Let’s consider this for a moment: Here we had a concerted effort by the police to ease oppositional interaction with the community. Not only did they maintain safety, they may have found a way to save the City money. This isn’t my opinion; I’m merely relaying the assessment given by Bill Bratton.

Since the apocalyptic predictions of rampant violence and fiscal insolvency seem unlikely, let’s consider the possible benefits. This more relaxed approach adopted by the NYPD over the past few weeks was a de facto rejection of “broken windows” policing; one of the central demands of the current protest movement. Not only did this satisfy those critical of police tactics, it also relaxed some of the burden placed on the police themselves. Few officers join the force because they enjoy citing jaywalkers and pot smokers. If they’re not vigilantly enforcing so-called “quality of life” laws, it frees their time and energy to focus on violence and corruption.

Both cops and civilians stand to gain from fewer confrontational dealings with the other. It can allow for those in the community to see police not as a nagging problem, but as people who serve and protect their communities. With deeper trust comes better police intelligence; something that makes the City safer for everyone.
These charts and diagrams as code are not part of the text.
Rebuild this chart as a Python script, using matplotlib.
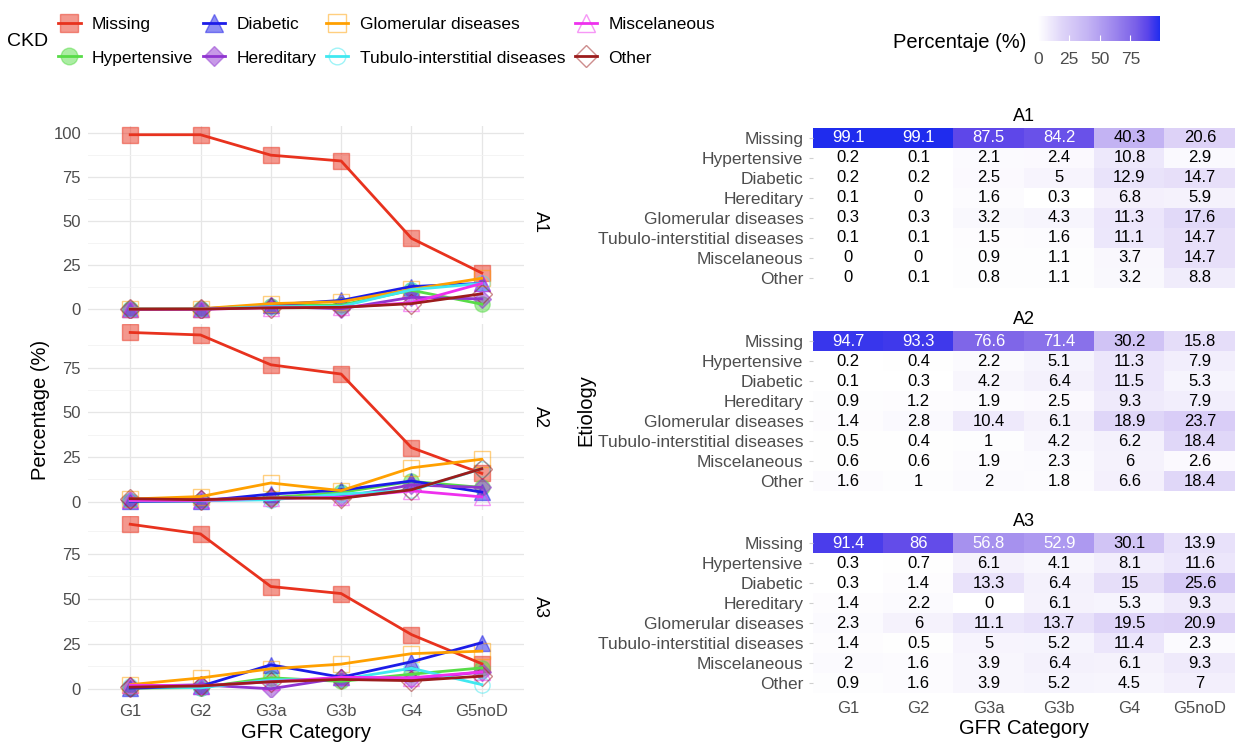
import numpy as np
import matplotlib
matplotlib.use("Agg")
import matplotlib.pyplot as plt
from matplotlib.colors import LinearSegmentedColormap, to_rgba
from matplotlib.lines import Line2D
from matplotlib.ticker import MultipleLocator

plt.rcParams['font.family'] = ['Liberation Sans', 'DejaVu Sans']

# data (percentage of each etiology per GFR category, by albuminuria group)
gfr = ['G1', 'G2', 'G3a', 'G3b', 'G4', 'G5noD']
etiology = ['Missing', 'Hypertensive', 'Diabetic', 'Hereditary',
            'Glomerular diseases', 'Tubulo-interstitial diseases',
            'Miscelaneous', 'Other']
groups = ['A1', 'A2', 'A3']

a1 = [[99.1, 99.1, 87.5, 84.2, 40.3, 20.6],
      [0.2, 0.1, 2.1, 2.4, 10.8, 2.9],
      [0.2, 0.2, 2.5, 5, 12.9, 14.7],
      [0.1, 0, 1.6, 0.3, 6.8, 5.9],
      [0.3, 0.3, 3.2, 4.3, 11.3, 17.6],
      [0.1, 0.1, 1.5, 1.6, 11.1, 14.7],
      [0, 0, 0.9, 1.1, 3.7, 14.7],
      [0, 0.1, 0.8, 1.1, 3.2, 8.8]]

a2 = [[94.7, 93.3, 76.6, 71.4, 30.2, 15.8],
      [0.2, 0.4, 2.2, 5.1, 11.3, 7.9],
      [0.1, 0.3, 4.2, 6.4, 11.5, 5.3],
      [0.9, 1.2, 1.9, 2.5, 9.3, 7.9],
      [1.4, 2.8, 10.4, 6.1, 18.9, 23.7],
      [0.5, 0.4, 1, 4.2, 6.2, 18.4],
      [0.6, 0.6, 1.9, 2.3, 6, 2.6],
      [1.6, 1, 2, 1.8, 6.6, 18.4]]

a3 = [[91.4, 86, 56.8, 52.9, 30.1, 13.9],
      [0.3, 0.7, 6.1, 4.1, 8.1, 11.6],
      [0.3, 1.4, 13.3, 6.4, 15, 25.6],
      [1.4, 2.2, 0, 6.1, 5.3, 9.3],
      [2.3, 6, 11.1, 13.7, 19.5, 20.9],
      [1.4, 0.5, 5, 5.2, 11.4, 2.3],
      [2, 1.6, 3.9, 6.4, 6.1, 9.3],
      [0.9, 1.6, 3.9, 5.2, 4.5, 7]]

tables = [np.array(a1), np.array(a2), np.array(a3)]

# styles
colors = ['#e8321e', '#58dc48', '#1c1ce8', '#9035d0',
          '#ffa000', '#40e8f0', '#ee30ee', '#9c1c1c']
markers = ['s', 'o', '^', 'D', 's', 'o', '^', 'D']
msizes = [12, 11, 12, 9, 12, 11, 12, 10]
filled = [True, True, True, True, False, False, False, False]

cmap = LinearSegmentedColormap.from_list('wb', [
    (0.0, '#ffffff'), (0.2, '#ded4f8'), (0.4, '#c5b5f4'), (0.6, '#a28cee'),
    (0.8, '#7a60e8'), (0.9, '#5a44ea'), (1.0, '#1f2cee')])
vmax = max(t.max() for t in tables)

W, H = 1237, 742
fig = plt.figure(figsize=(W / 100, H / 100), dpi=100)


def box(x0, y0, x1, y1):
    return [x0 / W, 1 - y1 / H, (x1 - x0) / W, (y1 - y0) / H]


grey30 = '#4d4d4d'

# ---- left: line charts ----
line_boxes = [(88, 126, 524, 318), (88, 324, 524, 510), (88, 516, 524, 697)]
x = np.arange(len(gfr))
for g, tab, bx in zip(groups, tables, line_boxes):
    ax = fig.add_axes(box(*bx))
    for i in range(len(etiology)):
        mc = to_rgba(colors[i], 0.5)
        ax.plot(x, tab[i], ls='none', marker=markers[i], ms=msizes[i],
                mfc=mc if filled[i] else 'none', mec=mc, mew=1.0, zorder=2)
    for i in range(len(etiology)):
        ax.plot(x, tab[i], color=colors[i], lw=2, zorder=3)
    top = tab.max()
    ax.set_ylim(-0.05 * top, top * 1.05)
    ax.set_xlim(-0.6, len(gfr) - 0.4)
    ax.yaxis.set_major_locator(MultipleLocator(25))
    ax.yaxis.set_minor_locator(MultipleLocator(12.5))
    ax.grid(True, which='major', color='#e6e6e6', lw=0.9)
    ax.grid(True, which='minor', axis='y', color='#f2f2f2', lw=0.6)
    ax.set_axisbelow(True)
    for s in ax.spines.values():
        s.set_visible(False)
    ax.tick_params(which='both', length=0, labelsize=12, labelcolor=grey30, pad=5)
    ax.set_xticks(x)
    if g == 'A3':
        ax.set_xticklabels(gfr)
        ax.set_xlabel('GFR Category', fontsize=14.5, labelpad=3)
    else:
        ax.set_xticklabels([])
    ax.text(1.0 + 16 / 436, 0.5, g, transform=ax.transAxes, rotation=-90,
            ha='center', va='center', fontsize=13)

fig.text(40 / W, 1 - 410 / H, 'Percentage (%)', rotation=90,
         ha='center', va='center', fontsize=14.5)

# ---- right: heatmaps ----
heat_boxes = [(813, 128, 1235, 288), (813, 331, 1235, 491), (813, 533, 1235, 693)]
for g, tab, bx in zip(groups, tables, heat_boxes):
    ax = fig.add_axes(box(*bx))
    im = ax.imshow(tab, cmap=cmap, vmin=0, vmax=vmax, aspect='auto',
                   interpolation='nearest')
    for r in range(tab.shape[0]):
        for c in range(tab.shape[1]):
            v = tab[r, c]
            ax.text(c, r, f'{v:g}', ha='center', va='center', fontsize=12,
                    color='white' if v > 50 else 'black')
    for s in ax.spines.values():
        s.set_visible(False)
    ax.set_yticks(range(len(etiology)))
    ax.set_yticklabels(etiology)
    ax.set_xticks(range(len(gfr)))
    ax.tick_params(axis='y', length=3, color='#d0d0d0', labelsize=12.5,
                   labelcolor=grey30, pad=4)
    ax.tick_params(axis='x', length=0, labelsize=12, labelcolor=grey30, pad=6)
    if g == 'A3':
        ax.set_xticklabels(gfr)
        ax.set_xlabel('GFR Category', fontsize=14.5, labelpad=2)
    else:
        ax.set_xticklabels([])
    ax.set_title(g, fontsize=13, pad=5)

fig.text(586 / W, 1 - 410 / H, 'Etiology', rotation=90,
         ha='center', va='center', fontsize=14.5)

# ---- legends ----
handles = []
for i in range(len(etiology)):
    mc = to_rgba(colors[i], 0.5)
    handles.append(Line2D([], [], color=colors[i], lw=2, marker=markers[i],
                          ms=msizes[i] + 1, mfc=mc if filled[i] else 'none',
                          mec=mc, mew=1.0))
fig.text(7 / W, 1 - 42 / H, 'CKD', ha='left', va='center', fontsize=14)
fig.legend(handles, etiology, loc='upper left', ncol=4, frameon=False,
           bbox_to_anchor=(58 / W, 1 - 17 / H), fontsize=12.5,
           handlelength=1.3, handletextpad=0.64, columnspacing=0.55,
           labelspacing=1.05, borderaxespad=0, borderpad=0)

cax = fig.add_axes(box(1038, 16, 1160, 41))
cb = fig.colorbar(im, cax=cax, orientation='horizontal', ticks=[0, 25, 50, 75])
cb.outline.set_visible(False)
cax.tick_params(length=4, color='white', direction='in', labelsize=12.5,
                labelcolor=grey30, pad=8)
fig.text(1026 / W, 1 - 43 / H, 'Percentaje (%)', ha='right', va='center',
         fontsize=14.5)

fig.savefig('out.png', dpi=100)
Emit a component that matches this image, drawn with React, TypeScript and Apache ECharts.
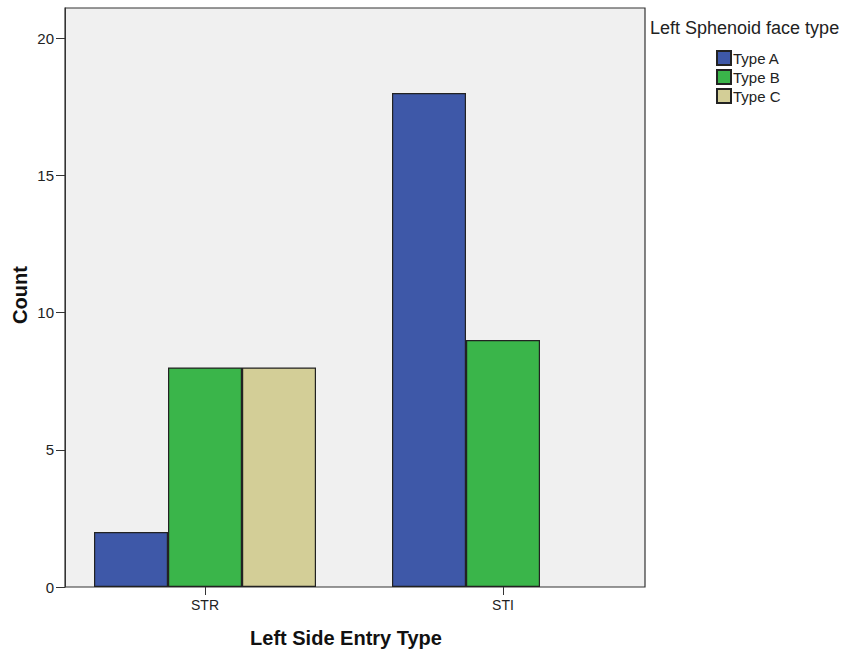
import React, { useEffect, useRef } from "react";
import * as echarts from "echarts";

const categories = ["STR", "STI"];
const seriesNames = ["Type A", "Type B", "Type C"];
const typeA = [2, 18];
const typeB = [8, 9];
const typeC = [8, 0];
const yTicks = [0, 5, 10, 15, 20];
const colors = ["#3e58a8", "#3ab54a", "#d3ce97"];

export default function App() {
  const ref = useRef<HTMLDivElement>(null);
  useEffect(() => {
    if (!ref.current) return;
    const chart = echarts.init(ref.current, null, { renderer: "svg" });
    const font = "Arial, 'Liberation Sans', sans-serif";
    const values = [typeA, typeB, typeC];
    chart.setOption({
      animation: false,
      backgroundColor: "#ffffff",
      textStyle: { fontFamily: font },
      grid: [
        { left: 65, right: 199, top: 8, bottom: 67, show: true, backgroundColor: "#f0f0f0", borderColor: "#333", borderWidth: 1.2 },
        { left: 56, width: 596, top: 8, bottom: 67, show: false },
      ],
      xAxis: [
        { type: "value", gridIndex: 0, min: 0, max: 1, show: false },
        {
          type: "category",
          gridIndex: 1,
          data: categories,
          axisLine: { show: false },
          axisTick: { show: true, alignWithLabel: true, length: 8, lineStyle: { color: "#333" } },
          axisLabel: { color: "#222", fontSize: 14, fontFamily: font, margin: 11 },
        },
      ],
      yAxis: [
        {
          type: "value",
          gridIndex: 0,
          min: 0,
          max: 21.1,
          splitLine: { show: false },
          axisLine: { show: true, lineStyle: { color: "#333" } },
          axisTick: { show: true, length: 9, customValues: yTicks, lineStyle: { color: "#333" } },
          axisLabel: { color: "#222", fontSize: 15, fontFamily: font, margin: 11, customValues: yTicks },
        },
        { type: "value", gridIndex: 1, min: 0, max: 21.1, show: false },
      ],
      legend: {
        orient: "vertical",
        left: 711,
        top: 45,
        itemWidth: 14,
        itemHeight: 14,
        itemGap: 3,
        icon: "rect",
        data: seriesNames,
        textStyle: { fontSize: 15, color: "#222", fontFamily: font, padding: [0, 0, 0, -3] },
      },
      series: seriesNames.map((n, i) => ({
        name: n,
        type: "bar",
        xAxisIndex: 1,
        yAxisIndex: 1,
        data: values[i].map((v) => (v === 0 ? "-" : v)),
        barWidth: 74,
        barGap: "0%",
        itemStyle: { color: colors[i], borderColor: "#222", borderWidth: 1.2 },
      })),
      graphic: [
        { type: "text", left: 650, top: 19, style: { text: "Left Sphenoid face type", fontSize: 18, fill: "#222", fontFamily: font } },
        { type: "text", x: 20, y: 295, rotation: Math.PI / 2, style: { text: "Count", fontSize: 20, fontWeight: "bold", fill: "#111", fontFamily: font, align: "center", verticalAlign: "middle" } },
        { type: "text", x: 346, y: 638, style: { text: "Left Side Entry Type", fontSize: 20, fontWeight: "bold", fill: "#111", fontFamily: font, align: "center", verticalAlign: "middle" } },
      ],
    });
    return () => chart.dispose();
  }, []);
  return <div ref={ref} style={{ position: "fixed", left: 0, top: 0, width: 844, height: 654 }} />;
}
Still, there are people who are uncomfortable with the idea of cops not cracking heads. Maybe their world view is so terrifying that without a huge show of force from the police, the City would descend into anarchy. I won’t comment on the psychology of the petrified, bed-wetting alarmist, but the objective facts seem pretty plain. This action, regardless of the motives that drove it, creates an environment more agreeable to more citizens than the status quo. It’s a shame that no one in a position of power had the courage to support and institutionalize this new style of policing. I salute the officers who were involved and offer a toast with an open beer on a public sidewalk.